Once again, wrong but kiiiind of close. You can't use a public key to generate DH keys/parameters, at least not in any useful way; they're generated from a secure random number generator using an algorithm specific to the key type, same as for any other key pair. Furthermore, both client and server must generate such [EC]DH pairs. In TLS 1.2, the server signs its [EC]DH public key with its private key before transmitting it, and the client verifies the signature on that key (to prove that the server has the corresponding private key, and that a MitM hasn't modified or spoofed the [EC]DH public key) using the server's signature from its certificate. In TLS 1.3, the same general thing holds except the server signs the entire handshake, not just its side of the key exchange; this prevents an attacker from tampering with any portion of the TLS handshake at all.
Additionally, the use of [EC]DH key exchanges isn't new to TLS 1.3, or even to TLS at all; for example, SSL_DHE_DSS_WITH_DES_CBC_SHA is a SSL 3.0 (precursor to TLS 1.0) cipher suite. It uses ephemeral integer (non-EC) DH key exchange, with DSA-SHA1 (Digital Signature Standard) signatures to authenticate the server and key exchange (that is, the server certificate contains a DSA public key, which can't be used for encryption at all, only verifying DSA signatures).
This cipher suite is weak in a number of ways:
- DSS is deprecated (partially because it uses the broken SHA1 and specifies a too-weak key strength for DSA, but integer DSA in general is also deprecated, replaced be ECDSA, EdDSA, and especially Ed25519)
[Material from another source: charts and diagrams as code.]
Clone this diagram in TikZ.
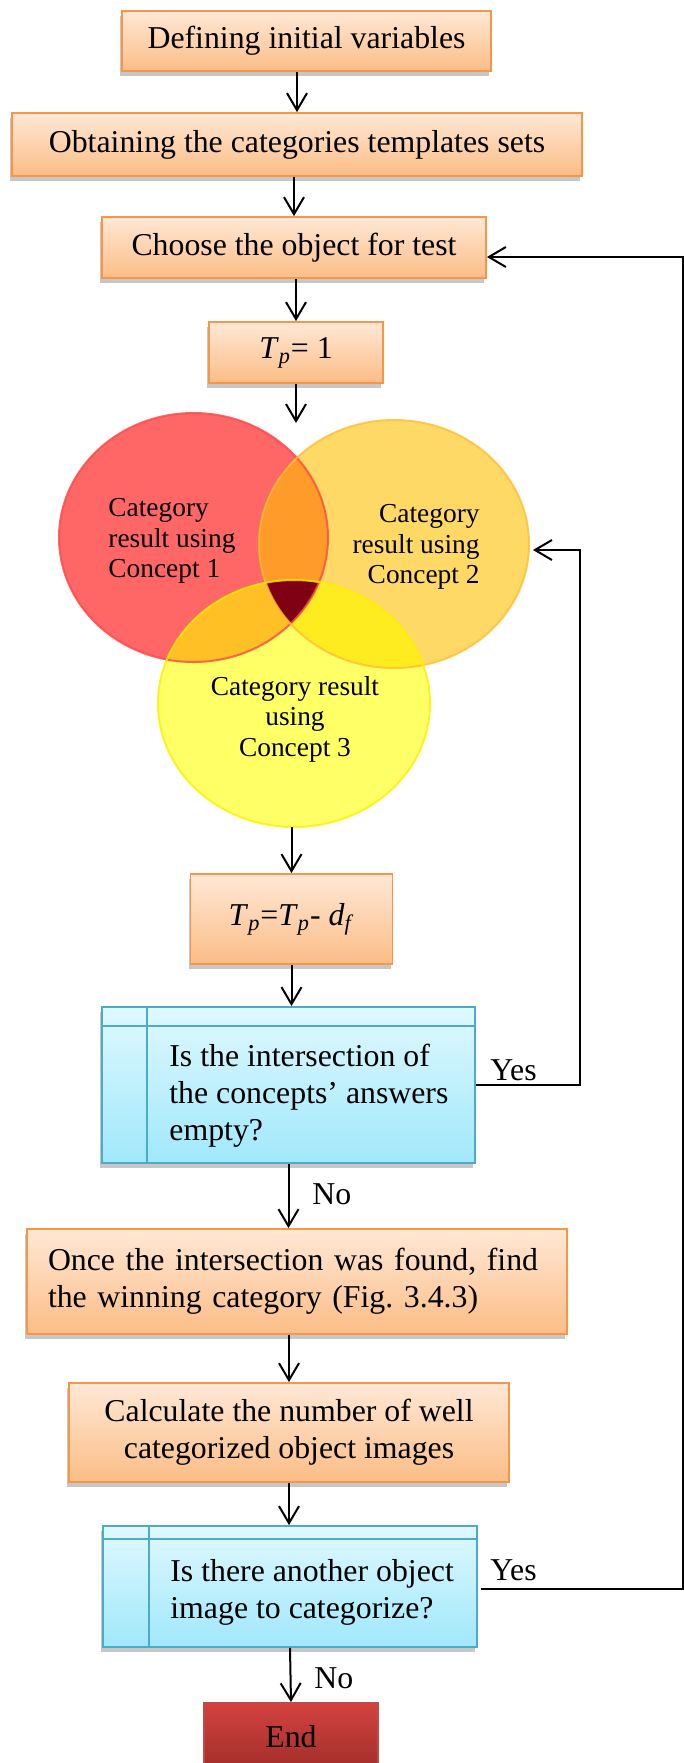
\documentclass[tikz,border=0pt]{standalone}
\usepackage{fontspec}
\setmainfont{Liberation Serif}
\usepackage{graphicx}
\usetikzlibrary{shapes.geometric,shadows,arrows.meta}
\frenchspacing
\definecolor{obd}{RGB}{247,150,70}
\definecolor{otop}{RGB}{255,232,214}
\definecolor{obot}{RGB}{251,189,134}
\definecolor{bbd}{RGB}{75,172,198}
\definecolor{btop}{RGB}{224,248,254}
\definecolor{bbot}{RGB}{160,232,251}
\definecolor{ebd}{RGB}{190,75,72}
\definecolor{etop}{RGB}{212,66,63}
\definecolor{ebot}{RGB}{160,45,42}
\definecolor{cred}{RGB}{255,102,102}
\definecolor{cora}{RGB}{255,217,102}
\definecolor{cyel}{RGB}{255,255,102}
\definecolor{cro}{RGB}{255,155,40}
\definecolor{cry}{RGB}{255,192,38}
\definecolor{coy}{RGB}{255,236,32}
\definecolor{ctri}{RGB}{128,0,20}
\definecolor{redb}{RGB}{255,70,70}
\definecolor{orab}{RGB}{255,190,50}
\definecolor{yelb}{RGB}{255,238,0}
\newcommand{\Tp}{\textit{T}\textsubscript{\textit{p}}}
\newcommand{\Df}{\textit{d}\textsubscript{\textit{f}}}
\begin{document}
\begin{tikzpicture}[x=0.5pt,y=-0.5pt,
  every node/.style={font=\fontsize{15.9pt}{18.5pt}\selectfont},
  shadowed/.style={drop shadow={shadow xshift=-1pt,shadow yshift=-2.5pt,fill=black,opacity=0.22}},
  obox/.style={draw=obd,line width=0.9pt,top color=otop,bottom color=obot,inner sep=0pt,shadowed},
  bbox/.style={draw=bbd,line width=0.9pt,top color=btop,bottom color=bbot,inner sep=0pt,shadowed},
  ebox/.style={draw=ebd,line width=0.9pt,top color=etop,bottom color=ebot,inner sep=0pt},
  ring/.style={ellipse,line width=1pt,inner sep=0pt,outer sep=0pt},
  vtext/.style={font=\fontsize{13.7pt}{15.3pt}\selectfont,inner sep=0pt},
  qtext/.style={inner sep=0pt,anchor=west,align=left},
  lab/.style={inner sep=0pt,anchor=base west},
  arr/.style={line width=1pt,-{Straight Barb[length=8.5pt,width=10pt]}},
  link/.style={line width=1pt}]
\clip (0,0) rectangle (684,1763);
\fill[white] (0,0) rectangle (684,1763);

% boxes
\node[obox,minimum width=184.5pt,minimum height=30pt] (b1) at (306.5,41) {Defining initial variables};
\node[obox,minimum width=285pt,minimum height=31.5pt] (b2) at (297,144.5) {Obtaining the categories templates sets};
\node[obox,minimum width=192pt,minimum height=30.5pt] (b3) at (294,247.5) {Choose the object for test};
\node[obox,minimum width=87pt,minimum height=30.5pt] (b4) at (296,352.5) {\Tp= 1};

% Venn diagram
\fill[cred] (193.5,537.5) ellipse [x radius=67.25pt, y radius=62.25pt];
\fill[cora] (394,544) ellipse [x radius=67.5pt, y radius=62pt];
\fill[cyel] (294,703.5) ellipse [x radius=68pt, y radius=61.75pt];
\begin{scope}
  \clip (193.5,537.5) ellipse [x radius=67.25pt, y radius=62.25pt];
  \fill[cro] (394,544) ellipse [x radius=67.5pt, y radius=62pt];
\end{scope}
\begin{scope}
  \clip (193.5,537.5) ellipse [x radius=67.25pt, y radius=62.25pt];
  \fill[cry] (294,703.5) ellipse [x radius=68pt, y radius=61.75pt];
\end{scope}
\begin{scope}
  \clip (394,544) ellipse [x radius=67.5pt, y radius=62pt];
  \fill[coy] (294,703.5) ellipse [x radius=68pt, y radius=61.75pt];
\end{scope}
\begin{scope}
  \clip (193.5,537.5) ellipse [x radius=67.25pt, y radius=62.25pt];
  \clip (394,544) ellipse [x radius=67.5pt, y radius=62pt];
  \fill[ctri] (294,703.5) ellipse [x radius=68pt, y radius=61.75pt];
\end{scope}
\node[ring,draw=redb,draw opacity=0.8,minimum width=134.5pt,minimum height=124.5pt] (c1) at (193.5,537.5) {};
\node[ring,draw=orab,draw opacity=0.8,minimum width=135pt,minimum height=124pt] (c2) at (394,544) {};
\node[ring,draw=yelb,draw opacity=0.8,minimum width=136pt,minimum height=123.5pt] (c3) at (294,703.5) {};
\node[vtext,anchor=west,align=left] (t1) at (108,541) {Category\\result using\\Concept 1};
\node[vtext,anchor=east,align=right] (t2) at (480,547) {Category\\result using\\Concept 2};
\node[vtext,align=center] (t3) at (295,719) {Category result\\using\\Concept 3};

\node[obox,minimum width=101pt,minimum height=45pt] (b5) at (291.5,919) {\Tp=\Tp- \Df};

\node[bbox,minimum width=186.5pt,minimum height=78pt] (q1) at (288.5,1085) {};
\draw[bbd,line width=0.9pt] ([yshift=-10pt]q1.north west) -- ([yshift=-10pt]q1.north east);
\draw[bbd,line width=0.9pt] ([xshift=23pt]q1.north west) -- ([xshift=23pt]q1.south west);
\node[qtext] (q1t) at (169,1096) {Is the intersection of\\the concepts' answers\\empty?};

\node[obox,minimum width=270pt,minimum height=52.5pt,text width=249pt,align=left] (b6) at (297,1281.5) {Once the intersection was found, find\\the winning category (Fig. 3.4.3)};
\node[obox,minimum width=220pt,minimum height=49.5pt,align=center] (b7) at (289,1432.5) {Calculate the number of well\\categorized object images};

\node[bbox,minimum width=187.25pt,minimum height=60.5pt] (q2) at (290,1586.5) {};
\draw[bbd,line width=0.9pt] ([yshift=-7pt]q2.north west) -- ([yshift=-7pt]q2.north east);
\draw[bbd,line width=0.9pt] ([xshift=23.5pt]q2.north west) -- ([xshift=23.5pt]q2.south west);
\node[qtext] (q2t) at (170,1592) {Is there another object\\image to categorize?};

\node[ebox,minimum width=87.25pt,minimum height=34pt] (end) at (291,1737) {End};

% connectors
\coordinate (vt) at (296,423);
\draw[arr] (b1.south -| b2.north) -- (b2.north);
\draw[arr] (b2.south -| b3.north) -- (b3.north);
\draw[arr] (b3.south -| b4.north) -- (b4.north);
\draw[arr] (b4.south) -- (vt);
\draw[arr] (c3.south -| b5.north) -- (b5.north);
\draw[arr] (b5.south) -- (b5.south |- q1.north);
\draw[arr] (q1.south) -- (q1.south |- b6.north);
\draw[arr] (b6.south -| b7.north) -- (b7.north);
\draw[arr] (b7.south) -- (b7.south |- q2.north);
\draw[arr] (q2.south) -- (end.north);

\coordinate (y1r) at (580,1085);
\coordinate (y1t) at (580,550);
\draw[arr] (q1.east) -- (y1r) -- (y1t) -- ([xshift=2pt]y1t -| c2.east);
\coordinate (yr) at (683,1589);
\coordinate (yt) at (683,257);
\draw[arr] ([xshift=1.5pt]q2.east |- yr) -- (yr) -- (yt) -- (yt -| b3.east);

\node[lab] (yes1) at (490,1080) {Yes};
\node[lab] (no1) at (312,1204) {No};
\node[lab] (yes2) at (490,1580) {Yes};
\node[lab] (no2) at (314,1688) {No};
\end{tikzpicture}
\end{document}
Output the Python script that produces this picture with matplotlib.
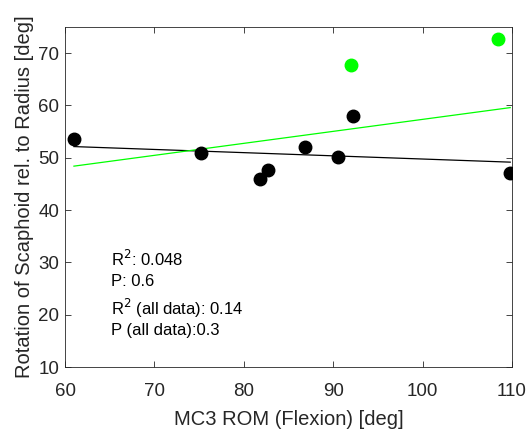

- integer DH is on its way out, replaced by ECDH
- DES is too weak to use for anything anymore, even its upgraded form triple-DES still uses relatively weak keys and dangerously short block sizes, but single-DES keys are now easy to break due to hardware advances since they were standardized; it's been replaced mostly by AES but sometimes other block ciphers, plus various modern stream ciphers
- CBC mode (and other non-authenticated modes) is on its way out, replaced by authenticated encryption ("AEAD", Authenticated Encryption with Associated Data) modes, most commonly GCM though there are others that have some advantages vs. GCM
- SHA1 is broken, and while the specific use here - HMAC-SHA1 - is probably still safe for most purposes, there's just no reason to use it anymore even if for some reason you're still using a non-authenticated encryption mode
plus SSL 3.0 itself is a flawed and obsolete algorithm (among other things, unspecified behaviors meant that compliant implementations could be vulnerable to padding oracle attacks when using block ciphers like DES, 3DES, or AES in modes such as CBC). However, this deeply obsolete cipher suite does at least use ephemeral key exchange to provide perfect forward secrecy!
Hence, the function of CA digital signatures to allow FireFox a way to verify TLS certificates coming from the server were not tampered with still applies...because incorrect public keys means you are generating the wrong symmetric keys which a hacker can exploit.
Basically right, though for the wrong reason. If the certificate's signature was invalid or generated by an untrusted signer, you couldn't be sure what the server's public key was (that being the thing CAs are for). In that scenario, an MitM attacker could present their own [EC]DH public parameters, signed with their own private key, to the client, and the client wouldn't know that they weren't actually the server's public parameters. If the client used the attacker-generated parameters to complete the [EC]DH key exchange, then they would have exchanged symmetric keys with the attacker, not with the server, and the attacker could thus decrypt all messages that the client sent (and encrypt+authenticate responses to the client in the way the client expects).